Operational Strategies: Swarming vs. Tiered Support
How a team organizes its human resources dictates how fast a complex ticket is closed. There are two primary models, and shifting between them can drastically change results.
The Tiered Support Model
This is the traditional approach. A ticket goes to Level 1 support. If they can’t fix it, they escalate it to Level 2, and eventually Level 3.
- Pros: Efficient for simple volume.
- Cons: Can result in the “ping-pong” effect where a customer waits hours or days as the ticket moves up the chain.
The Swarming Model
In this agile approach, there are no tiers. When a complex ticket arrives, a “swarm” of experts (engineers, product managers, senior agents) collaborates immediately to solve it.
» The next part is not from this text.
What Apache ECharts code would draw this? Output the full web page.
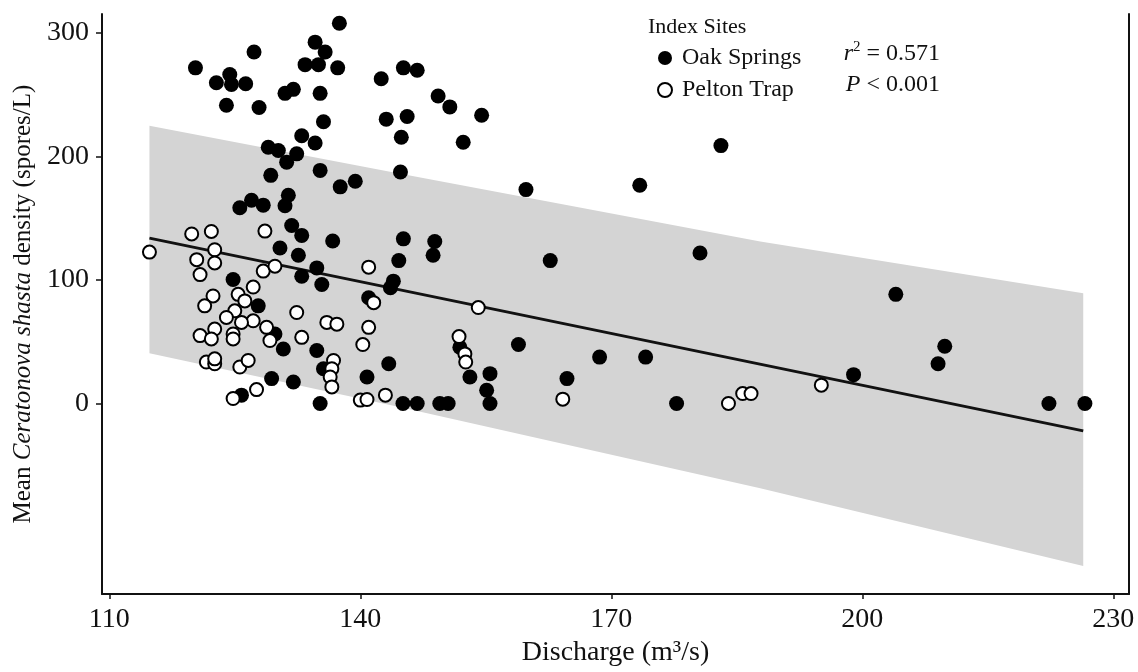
<!DOCTYPE html>
<html><head><meta charset="utf-8">
<script src="https://cdn.jsdelivr.net/npm/echarts@6/dist/echarts.min.js"></script>
<style>html,body{margin:0;padding:0;background:#fff}#c{width:1138px;height:672px}</style>
</head><body><div id="c"></div>
<script>
// Oak Springs: [discharge (m³/s), density (spores/L)]
const oakSprings = [
  [137.5,307.7],[120.3,271.6],[127.3,284.4],[134.6,292.4],[135.8,284.4],[133.4,274.2],[135.0,274.2],[137.3,271.6],
  [122.8,259.5],[124.4,266.2],[124.6,258.2],[126.3,258.7],[124.0,241.3],[127.9,239.5],[131.0,251.0],[132.0,254.2],
  [135.2,251.0],[135.6,228.0],[142.5,262.8],[143.1,230.1],[133.0,216.7],[134.6,210.8],[129.0,207.4],[130.2,204.7],
  [131.2,195.3],[132.4,202.0],[135.2,188.6],[129.3,184.6],[137.6,175.3],[139.4,179.8],[125.6,158.4],[127.0,164.5],
  [128.4,160.5],[131.4,168.5],[131.0,160.0],[131.8,144.0],[133.0,136.0],[136.7,131.5],[130.4,125.8],[132.6,119.9],
  [134.8,109.7],[133.0,103.0],[135.4,96.3],[124.8,100.3],[127.8,79.0],[129.8,56.2],[130.8,44.1],[134.8,42.9],
  [135.6,28.1],[129.4,20.1],[132.0,17.4],[125.8,6.7],[135.2,0],[141.0,85.6],[143.4,32.1],[140.8,21.4],
  [145.15,133.2],[144.6,115.6],[148.9,131.1],[148.7,119.9],[162.7,115.6],[180.6,121.8],[143.95,99.0],[143.6,93.7],
  [158.9,47.7],[151.9,45.5],[153.1,21.4],[155.5,24.1],[155.1,10.7],[155.5,0],[164.7,20.1],[168.6,37.5],
  [174.1,37.5],[177.8,0],[145.1,0],[146.8,0],[149.5,0],[150.5,0],[145.15,271.6],[146.8,269.7],
  [149.3,248.8],[150.7,240.0],[154.5,233.3],[145.6,232.3],[144.9,215.4],[152.3,211.4],[144.8,187.3],[159.8,173.1],
  [173.4,176.6],[183.1,208.7],[204.0,88.3],[209.85,46.3],[209.05,32.1],[198.95,23.3],[222.3,0],[226.6,0]
];
// Pelton Trap
const peltonTrap = [
  [114.8,122.5],[119.85,137.2],[122.2,139.2],[128.6,139.5],[122.6,124.4],[122.6,113.7],[120.45,116.4],[120.85,104.3],
  [128.4,107.1],[129.8,111.1],[127.2,94.2],[125.4,88.3],[122.4,87.0],[121.4,79.0],[126.2,83.0],[125.0,75.0],
  [124.0,69.6],[127.2,66.9],[125.8,65.6],[128.8,61.6],[132.4,73.6],[136.0,65.6],[137.2,64.2],[120.85,54.9],
  [122.6,60.2],[122.2,52.2],[124.8,56.2],[124.8,52.2],[129.2,50.9],[133.0,53.5],[121.6,33.5],[122.6,32.1],
  [122.6,36.1],[125.6,29.5],[126.6,34.8],[136.8,34.8],[136.6,28.1],[136.4,21.4],[136.6,13.4],[127.6,11.2],
  [124.8,4.0],[141.0,110.3],[141.0,61.6],[140.3,47.7],[141.6,81.6],[143.0,6.7],[140.0,2.7],[140.8,3.2],
  [154.1,77.6],[151.8,54.1],[152.5,40.1],[152.6,33.5],[164.2,3.5],[184.0,0],[185.7,8.0],[186.7,8.0],[195.1,14.8]
];
// regression fit and prediction band
const fitX = [114.8, 226.4];
const fitY = [133.8, -22.2];
const bandX = [114.8, 144.8, 187.8, 226.4];
const bandUpper = [224.7, 185.9, 131.1, 89.1];
const bandLower = [40.7, -3.0, -68.7, -131.6];
const xTicks = [110, 140, 170, 200, 230];
const yTicks = [0, 100, 200, 300];

const FONT = '"Liberation Serif", "Times New Roman", serif';
const chart = echarts.init(document.getElementById('c'));
chart.setOption({
  backgroundColor: '#fff',
  animation: false,
  title: {
    text: 'Index Sites', left: 643, top: 11,
    textStyle: { fontFamily: FONT, fontSize: 22, fontWeight: 'normal', color: '#111' }
  },
  legend: {
    orient: 'vertical', left: 652, top: 41, itemWidth: 14, itemHeight: 14, itemGap: 8,
    selectedMode: false, icon: 'circle',
    data: ['Oak Springs', 'Pelton Trap'],
    textStyle: { fontFamily: FONT, fontSize: 24, color: '#111', lineHeight: 24, padding: [0, 0, 0, 5] }
  },
  graphic: [
    { type: 'text', x: 940, y: 53, style: {
        text: '{i|r}{s|2}{n| = 0.571}', align: 'right', verticalAlign: 'middle',
        rich: {
          i: { fontFamily: FONT, fontSize: 24, fontStyle: 'italic', fill: '#111', lineHeight: 26, verticalAlign: 'bottom' },
          s: { fontFamily: FONT, fontSize: 15, fill: '#111', lineHeight: 26, verticalAlign: 'top' },
          n: { fontFamily: FONT, fontSize: 24, fill: '#111', lineHeight: 26, verticalAlign: 'bottom' }
        } } },
    { type: 'text', x: 940, y: 85, style: {
        text: '{i|P}{n| < 0.001}', align: 'right', verticalAlign: 'middle',
        rich: {
          i: { fontFamily: FONT, fontSize: 24, fontStyle: 'italic', fill: '#111' },
          n: { fontFamily: FONT, fontSize: 24, fill: '#111' }
        } } }
  ],
  grid: { left: 102, right: 9, top: 14, bottom: 73, containLabel: false },
  xAxis: {
    type: 'value', min: 109.13, max: 231.87,
    axisLine: { show: true, onZero: false, lineStyle: { color: '#111', width: 2 } },
    splitLine: { show: false },
    axisTick: { show: true, length: 5, lineStyle: { color: '#111', width: 1.5 }, customValues: xTicks },
    axisLabel: { customValues: xTicks, margin: 12, fontFamily: FONT, fontSize: 28, color: '#111' },
    name: 'Discharge (m³/s)', nameLocation: 'middle', nameGap: 42,
    nameTextStyle: { fontFamily: FONT, fontSize: 28, color: '#111' }
  },
  yAxis: [
    {
      type: 'value', min: -154.3, max: 315.2,
      axisLine: { show: true, onZero: false, lineStyle: { color: '#111', width: 2 } },
      splitLine: { show: false },
      axisTick: { show: true, length: 6, lineStyle: { color: '#111', width: 1.5 }, customValues: yTicks },
      axisLabel: { customValues: yTicks, margin: 13, fontFamily: FONT, fontSize: 28, color: '#111' },
      name: '{n|Mean }{i|Ceratonova shasta}{n| density (spores/L)}',
      nameLocation: 'middle', nameRotate: 90, nameGap: 64,
      nameTextStyle: {
        rich: {
          n: { fontFamily: FONT, fontSize: 25, color: '#111' },
          i: { fontFamily: FONT, fontSize: 25, fontStyle: 'italic', color: '#111' }
        }
      }
    },
    {
      type: 'value', min: -154.3, max: 315.2, position: 'right',
      axisLine: { show: true, onZero: false, lineStyle: { color: '#111', width: 2 } },
      splitLine: { show: false },
      axisTick: { show: false }, axisLabel: { show: false }
    }
  ],
  series: [
    {
      type: 'custom', name: 'band', silent: true, z: 1,
      data: bandX.map((x, i) => [x, bandUpper[i], bandLower[i]]),
      encode: { x: 0, y: [1, 2] },
      renderItem: function (params, api) {
        if (params.dataIndex !== 0) return;
        const pts = [];
        for (let i = 0; i < bandX.length; i++) pts.push(api.coord([bandX[i], bandUpper[i]]));
        for (let i = bandX.length - 1; i >= 0; i--) pts.push(api.coord([bandX[i], bandLower[i]]));
        return { type: 'polygon', shape: { points: pts }, style: { fill: '#d4d4d4' } };
      }
    },
    {
      type: 'line', name: 'fit', z: 2, silent: true, showSymbol: false,
      data: fitX.map((x, i) => [x, fitY[i]]),
      lineStyle: { color: '#111', width: 3 }
    },
    {
      type: 'scatter', name: 'Oak Springs', z: 3, symbol: 'circle', symbolSize: 15,
      data: oakSprings, itemStyle: { color: '#000', opacity: 1 }
    },
    {
      type: 'scatter', name: 'Pelton Trap', z: 4, symbol: 'circle', symbolSize: 13,
      data: peltonTrap, itemStyle: { color: '#fff', borderColor: '#000', borderWidth: 2, opacity: 1 }
    }
  ]
});
</script></body></html>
- Pros: Drastically reduces the time to resolution for difficult problems.
- Cons: Resource-intensive.
Many successful tech companies use a hybrid approach. They use automation (Level 0) for the basics, and Swarming for anything that bypasses the bot. This ensures that when a human is involved, it is a collaborative effort to close the ticket in minutes.
Implementation for Growth
Reducing resolution time is an operational upgrade that directly serves the bottom line. By implementing these methods, retailers and service providers can significantly reduce queuing times and provide a more enjoyable experience.
With fewer queues and shorter wait times, shoppers are more likely to return and become loyal customers. This loyalty ultimately contributes to higher sales, revenue, and growth. Start by auditing your current average response time, identify the bottlenecks, and equip your team with the automation and software required to move fast.